Barbie shows us that political change happens through organizing, not personal relationships
When Ken experiences the perks of patriarchy, he wants to amass power, not give it away. Barbie needs political action in order to change her world—not merely a personal appeal for empathy.
Last weekend, outfitted with pink Crocs and a pink leopard-print jumper, I went to see the mega-blockbuster film Barbie. This movie undoes the conventional understanding of Barbie and showcases her as a feminist icon disrupting patriarchy in Barbieland and also in the real world. Like many in the audience, I was both entertained and moved by the film in all its saturated color. It challenges gender roles and offers hope for social change. Believe it or not, the film champions the idea that social change can happen, but mainly through organized action—not simply through increased compassion on an individual basis.
In Barbieland, women are in charge and men are sidelined. The Barbies who populate the place are doctors, lawyers, and accomplished in many ways. The men, or the ”Kens”, who lack talent or professional prowess, are relegated to the beach. When stereotypical Barbie suffers an existential crisis, triggered by the person playing with her in the real world, she rips a hole between Barbieland and the real world. She needs to travel there in order to restore Barbieland. Ken accompanies her and discovers that men are respected and given power in the real world, which is essentially the opposite of how it works in Barbieland. While Barbie meets with Mattel to try to fix the problem she has caused, Ken rushes back to Barbieland to establish patriarchy, seemingly unaware of the problematic dynamics of the real world. Ken successfully changes the political economy of Barbieland. Ken, on gaining awareness of the world’s injustice, isn’t moved to creating social justice for all, but rather to achieve and secure power.

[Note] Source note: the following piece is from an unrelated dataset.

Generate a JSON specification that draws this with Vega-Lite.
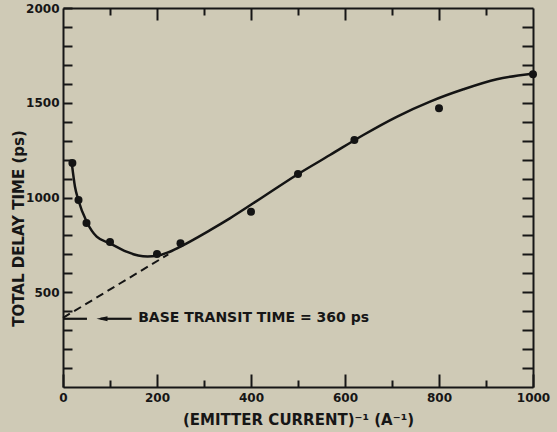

In response, Barbie doesn’t appeal to Ken for empathy with her own oppression , she organizes the Barbies. The first step is to undo their brainwashing. They don’t realize how subservient they’ve become, and they need to wake up to that reality.
The Barbies trick the Kens, by turning them against each other, and then they vote to change the Constitution. The shrewd intelligence of the Barbies allows them to liberate themselves. There is no chance of empathy transforming their world, relationship by relationship; they need to organize.
Among the many ways that Barbie upends our understanding of the social order, this motif was the most striking to me. So often, we hear that appeals to personal relationships and compassion for the other are all that’s needed for lasting change. We hear that if only the oppressor were in the shoes of the oppressed, or vice-versa, justice would prevail. But personal experience alone isn’t enough. Barbie suggests that there are no individual solutions, only collective solutions.
After Barbieland is politically reorganized, Ken is awakened to the injustice, and can participate in the changing of society, where he can be seen as one among equals. Ken’s liberation doesn’t happen immediately, but rather in a gradual, tongue-in-cheek way that mimics the slow process of women’s liberation in the real world (Kens can be assigned to lower courts, for example, but not to the Barbieland Supreme Court).
The point is not that personal change is meaningless, but that without societal and political change, it may not even occur. Ken’s first instincts involve preserving his power, not becoming more compassionate and egalitarian. His humility and self-awareness develop only after the political change happen. And even then, it is a little shallow, with Ken claiming he never really liked patriarchy once he learned it wasn’t about horses!
It takes changes to the Barbieland Constitution to ensure a re-ordering of society. The film offers a simplified representation of political transformation, of course. As much as Barbie shows us that political organizing is needed for lasting change, the fix is relatively easy in the less-than-two-hour film. I think that is understandable in a movie about a toy. What’s important is that the film goes as far as it does in its commentary on sexual politics. Lasting change takes more than a single action, as Barbie will find out when she decides to move into the real world. But even though political change is more complicated there than in Barbieland, this film, by feminist director Greta Gerwig, demonstrates to a vast and global audience, the utter necessity of collective action against oppressive social forces.